-- start of LISTED RECORDS --

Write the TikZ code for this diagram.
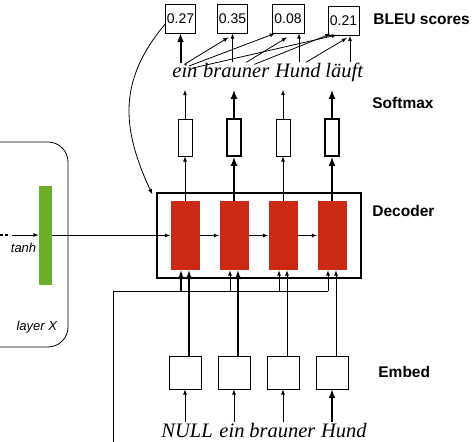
\documentclass[tikz,border=0pt]{standalone}
\usepackage{fontspec}
\setmainfont{Liberation Serif}
\setsansfont{Liberation Sans}
\usetikzlibrary{calc,positioning}
\definecolor{cellred}{HTML}{CC2914}
\definecolor{tanhgreen}{HTML}{6AAE2B}

\begin{document}
\begin{tikzpicture}[%
    x=1pt, y=1pt,
    on grid,
    node distance=49pt and 49pt,
    line width=0.8pt,
    fat/.style={line width=2pt},
    slim/.style={line width=0.8pt},
    cell/.style={%
        fill=cellred,
        minimum width=29pt,
        minimum height=69pt,
        inner sep=0pt,
    },
    smax/.style={draw, minimum width=14pt, minimum height=37pt, inner sep=0pt},
    emb/.style={draw, minimum width=32pt, minimum height=33pt, inner sep=0pt},
    score/.style={%
        draw,
        minimum width=30pt,
        minimum height=29pt,
        inner sep=0pt,
        font=\fontsize{14}{16}\selectfont\sffamily,
    },
    word/.style={on grid=false, anchor=base west, inner sep=0pt, font=\fontsize{20.5}{24}\selectfont\itshape},
    lbl/.style={anchor=west, inner sep=0pt, font=\fontsize{15.5}{18}\selectfont\sffamily\bfseries},
    note/.style={inner sep=0pt, font=\fontsize{13}{15}\selectfont\sffamily\itshape},
]
\useasboundingbox (0,0) rectangle (472,442);

    % encoder layer
    \node[draw, rounded corners=20pt, minimum width=98pt, minimum height=205pt] (layer) at (19,197.5) {};
    \node[note, anchor=south east] (layerlbl) at ($(layer.south east)+(-11,14)$) {layer X};
    \node[fill=tanhgreen, minimum width=13pt, minimum height=99pt, inner sep=0pt] (g) at (45.5,206.5) {};
    \coordinate (dotsL) at (-5,207);
    \coordinate (dotsR) at (9,207);
    \coordinate (in) at (12,207);
    \draw[line width=2.5pt, dash pattern=on 3pt off 2pt] (dotsL) -- (dotsR);
    \draw[-latex] (in) -- (g.west |- in);
    \node[note, anchor=north east] (tanhlbl) at ($(g.west)+(-2,-7)$) {tanh};

    % decoder
    \node[draw, line width=1.5pt, minimum width=204pt, minimum height=85pt, inner sep=0pt] (dec) at (259,206.5) {};
    \node[cell] (r1) at (185,206.5) {};
    \draw[-latex] (g) -- (r1);

    \coordinate (ctx) at (113,-2);
    \coordinate (bus) at (113,151);

    \foreach \x/\wc/\we/\wi/\ws in {1/fat/fat/slim/slim, 2/slim/fat/slim/fat, 3/slim/slim/slim/slim, 4/slim/slim/fat/fat}{%
        \pgfmathtruncatemacro\prev{\x-1};
        \ifnum \x > 1
            \node[cell, right=of r\prev] (r\x) {};
            \draw[-latex] (r\prev) -- (r\x);
        \fi
        \node[smax, above=98pt of r\x, \ws] (s\x) {};
        \node[emb, below=137pt of r\x] (e\x) {};
        \coordinate[above=47.5pt of s\x] (o\x);
        \coordinate[below=50pt of e\x] (i\x);
        \coordinate (c\x) at ($(r\x.south)+(-4,0)$);
        \draw[-latex, \ws] (r\x) -- (s\x);
        \draw[-latex, \ws] (s\x) -- (o\x);
        \draw[-latex, \wi] (i\x) -- (e\x);
        \draw[-latex, \we] ($(e\x.north)+(4,0)$) -- ($(r\x.south)+(4,0)$);
        \draw[-latex, \wc] (c\x |- bus) -- (c\x);
    }
    \draw (ctx) |- (c4 |- bus);

    % words
    \node[word] (w1) at (172,364) {ein};
    \node[word, base right=5pt of w1.base east] (w2) {brauner};
    \node[word, base right=5pt of w2.base east] (w3) {Hund};
    \node[word, base right=4pt of w3.base east] (w4) {läuft};

    \node[word] (n1) at (161,4) {NULL};
    \node[word, base right=6pt of n1.base east] (n2) {ein};
    \node[word, base right=4pt of n2.base east] (n3) {brauner};
    \node[word, base right=5pt of n3.base east] (n4) {Hund};

    % scores
    \node[score] (b1) at (180.5,423.5) {0.27};
    \node[score] (b2) at (232.5,423.5) {0.35};
    \node[score, minimum width=32pt] (b3) at (288,423.5) {0.08};
    \node[score, minimum width=31pt] (b4) at (343.5,421) {0.21};

    \draw[-latex, fat] ($(b1.south |- w1.north)+(0,1)$) -- (b1.south);
    \draw[-latex] ($(b2.south |- w2.north)+(0,1)$) -- (b2.south);
    \draw[-latex] ($(b3.south |- w3.north)+(11,1)$) -- ($(b3.south)+(11,0)$);
    \draw[-latex] ($(b4.south |- w4.north)+(6.5,1)$) -- ($(b4.south)+(6.5,0)$);
    \draw[-latex] ($(w1.north)+(0,0)$) -- ($(b2.south)+(-4,-4)$);
    \draw[-latex] ($(w1.north)+(4,-2)$) -- ($(b3.south)+(-13,0)$);
    \draw[-latex] ($(w1.north)+(8,-4)$) -- ($(b4.south)+(-6.5,1)$);
    \draw[-latex] ($(w2.north)+(10,1)$) -- ($(b3.south)+(-1,-4)$);
    \draw[-latex] ($(w2.north)+(18,-1)$) -- ($(b4.south)+(-13,2)$);
    \draw[-latex] ($(w3.north)+(8,1)$) -- ($(b4.south)+(3.5,-2)$);

    \draw[-latex] (b1.200) to[out=230, in=115, looseness=1.1] ($(dec.north west)+(-4,-2)$);

    % labels
    \node[lbl] (bleulbl) at (373,423) {BLEU scores};
    \node[lbl] (smaxlbl) at (372,339) {Softmax};
    \node[lbl] (declbl) at (372,231) {Decoder};
    \node[lbl] (emblbl) at (378,70) {Embed};
\end{tikzpicture}
\end{document}
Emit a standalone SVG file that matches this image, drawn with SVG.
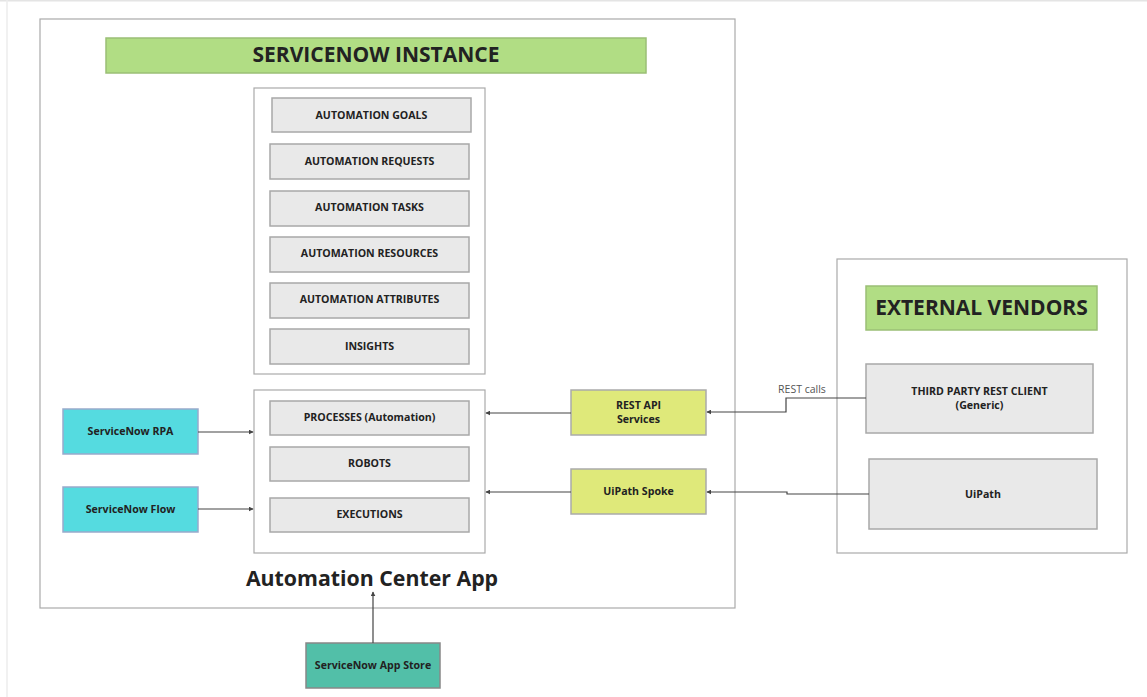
<svg xmlns="http://www.w3.org/2000/svg" width="1147" height="697" viewBox="0 0 1147 697">
<style>
text{font-family:"Open Sans","Noto Sans","Liberation Sans",sans-serif;font-weight:bold;fill:#222;text-anchor:middle;dominant-baseline:central}
.frame{fill:#fff;stroke:#aaa;stroke-width:1.2}
.item{fill:#e9e9e9;stroke:#a8a8a8;stroke-width:1.5}
.hdr{fill:#b1dd84;stroke:#9bbf76;stroke-width:1.5}
.cyan{fill:#55dbe0;stroke:#9ac;stroke-width:1.5}
.lime{fill:#dfe97a;stroke:#aaa;stroke-width:1.5}
.teal{fill:#52bfa8;stroke:#888;stroke-width:1.5}
.it{font-size:10.6px}
.conn{fill:none;stroke:#444;stroke-width:1.2;marker-end:url(#ah)}
</style>
<defs>
<marker id="ah" viewBox="0 0 8 8" refX="7" refY="4" markerWidth="5" markerHeight="5" orient="auto" markerUnits="userSpaceOnUse">
<path d="M0,0L8,4L0,8z" fill="#444"/>
</marker>
</defs>
<rect width="1147" height="697" fill="#fff"/>
<line x1="0" y1="0.7" x2="1147" y2="0.7" stroke="#e4e4e4" stroke-width="1.5"/>
<line x1="7" y1="0" x2="7" y2="697" stroke="#ececec" stroke-width="1.5"/>

<g id="servicenow-instance">
<rect class="frame" x="40" y="19" width="695" height="589"/>
</g>
<g id="instance-header">
<rect class="hdr" x="106" y="38" width="540" height="35"/>
<text x="376" y="54" style="font-size:21px">SERVICENOW INSTANCE</text>
</g>
<g id="app-label">
<text x="372" y="577" style="font-size:21.3px">Automation Center App</text>
</g>
<g id="box-top">
<rect class="frame" x="254" y="88" width="231" height="286"/>
</g>
<g id="automation-goals"><rect class="item" x="272" y="98" width="199" height="34"/><text class="it" x="371.5" y="115">AUTOMATION GOALS</text></g>
<g id="automation-requests"><rect class="item" x="270" y="144" width="199" height="35"/><text class="it" x="369.5" y="161">AUTOMATION REQUESTS</text></g>
<g id="automation-tasks"><rect class="item" x="270" y="191" width="199" height="35"/><text class="it" x="369.5" y="207">AUTOMATION TASKS</text></g>
<g id="automation-resources"><rect class="item" x="270" y="237" width="199" height="35"/><text class="it" x="369.5" y="253">AUTOMATION RESOURCES</text></g>
<g id="automation-attributes"><rect class="item" x="270" y="283" width="199" height="35"/><text class="it" x="369.5" y="299">AUTOMATION ATTRIBUTES</text></g>
<g id="insights"><rect class="item" x="270" y="329" width="199" height="35"/><text class="it" x="369.5" y="346">INSIGHTS</text></g>

<g id="box-bottom">
<rect class="frame" x="254" y="390" width="231" height="163"/>
</g>
<g id="processes"><rect class="item" x="270" y="401" width="199" height="34"/><text class="it" x="369.5" y="417">PROCESSES (Automation)</text></g>
<g id="robots"><rect class="item" x="270" y="447" width="199" height="34"/><text class="it" x="369.5" y="463">ROBOTS</text></g>
<g id="executions"><rect class="item" x="270" y="498" width="199" height="34"/><text class="it" x="369.5" y="514">EXECUTIONS</text></g>

<g id="servicenow-rpa"><rect class="cyan" x="63" y="409" width="135" height="45"/><text class="it" x="130.5" y="431">ServiceNow RPA</text></g>
<g id="servicenow-flow"><rect class="cyan" x="63" y="487" width="135" height="45"/><text class="it" x="130.5" y="509">ServiceNow Flow</text></g>

<g id="rest-api-services"><rect class="lime" x="571" y="390" width="135" height="45"/><text class="it" x="638.5" y="405">REST API</text><text class="it" x="638.5" y="419">Services</text></g>
<g id="uipath-spoke"><rect class="lime" x="571" y="469" width="135" height="45"/><text class="it" x="638.5" y="491">UiPath Spoke</text></g>

<g id="external-vendors">
<rect class="frame" x="837" y="259" width="290" height="294"/>
</g>
<g id="external-header">
<rect class="hdr" x="866" y="286" width="231" height="44"/>
<text x="981.5" y="307" style="font-size:21px">EXTERNAL VENDORS</text>
</g>
<g id="third-party-rest-client"><rect class="item" x="866" y="364" width="227" height="69"/><text class="it" x="979.5" y="391">THIRD PARTY REST CLIENT</text><text class="it" x="979.5" y="405">(Generic)</text></g>
<g id="uipath"><rect class="item" x="869" y="459" width="228" height="70"/><text class="it" x="983" y="494">UiPath</text></g>

<g id="servicenow-app-store"><rect class="teal" x="306" y="643" width="134" height="45"/><text class="it" x="373" y="665">ServiceNow App Store</text></g>

<g id="connectors">
<path class="conn" d="M198,432H253"/>
<path class="conn" d="M198,509H253"/>
<path class="conn" d="M571,413H486"/>
<path class="conn" d="M571,492H486"/>
<path class="conn" d="M866,398H786V412H707"/>
<path class="conn" d="M869,494H787V492H707"/>
<path class="conn" d="M373,643V592"/>
<text x="802" y="389" style="font-size:10.5px;font-weight:normal;fill:#555">REST calls</text>
</g>
</svg>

-- end of LISTED RECORDS --

▶ _WHAT NEEDS TO BE DONE_: Write out again, exactly, the lines from the start of the listing up to the line containing "(bus) at (113,151);", with both ends and without pictures.

▶ _WRITTEN ANSWER_:
Write the TikZ code for this diagram.
\documentclass[tikz,border=0pt]{standalone}
\usepackage{fontspec}
\setmainfont{Liberation Serif}
\setsansfont{Liberation Sans}
\usetikzlibrary{calc,positioning}
\definecolor{cellred}{HTML}{CC2914}
\definecolor{tanhgreen}{HTML}{6AAE2B}

\begin{document}
\begin{tikzpicture}[%
    x=1pt, y=1pt,
    on grid,
    node distance=49pt and 49pt,
    line width=0.8pt,
    fat/.style={line width=2pt},
    slim/.style={line width=0.8pt},
    cell/.style={%
        fill=cellred,
        minimum width=29pt,
        minimum height=69pt,
        inner sep=0pt,
    },
    smax/.style={draw, minimum width=14pt, minimum height=37pt, inner sep=0pt},
    emb/.style={draw, minimum width=32pt, minimum height=33pt, inner sep=0pt},
    score/.style={%
        draw,
        minimum width=30pt,
        minimum height=29pt,
        inner sep=0pt,
        font=\fontsize{14}{16}\selectfont\sffamily,
    },
    word/.style={on grid=false, anchor=base west, inner sep=0pt, font=\fontsize{20.5}{24}\selectfont\itshape},
    lbl/.style={anchor=west, inner sep=0pt, font=\fontsize{15.5}{18}\selectfont\sffamily\bfseries},
    note/.style={inner sep=0pt, font=\fontsize{13}{15}\selectfont\sffamily\itshape},
]
\useasboundingbox (0,0) rectangle (472,442);

    % encoder layer
    \node[draw, rounded corners=20pt, minimum width=98pt, minimum height=205pt] (layer) at (19,197.5) {};
    \node[note, anchor=south east] (layerlbl) at ($(layer.south east)+(-11,14)$) {layer X};
    \node[fill=tanhgreen, minimum width=13pt, minimum height=99pt, inner sep=0pt] (g) at (45.5,206.5) {};
    \coordinate (dotsL) at (-5,207);
    \coordinate (dotsR) at (9,207);
    \coordinate (in) at (12,207);
    \draw[line width=2.5pt, dash pattern=on 3pt off 2pt] (dotsL) -- (dotsR);
    \draw[-latex] (in) -- (g.west |- in);
    \node[note, anchor=north east] (tanhlbl) at ($(g.west)+(-2,-7)$) {tanh};

    % decoder
    \node[draw, line width=1.5pt, minimum width=204pt, minimum height=85pt, inner sep=0pt] (dec) at (259,206.5) {};
    \node[cell] (r1) at (185,206.5) {};
    \draw[-latex] (g) -- (r1);

    \coordinate (ctx) at (113,-2);
    \coordinate (bus) at (113,151);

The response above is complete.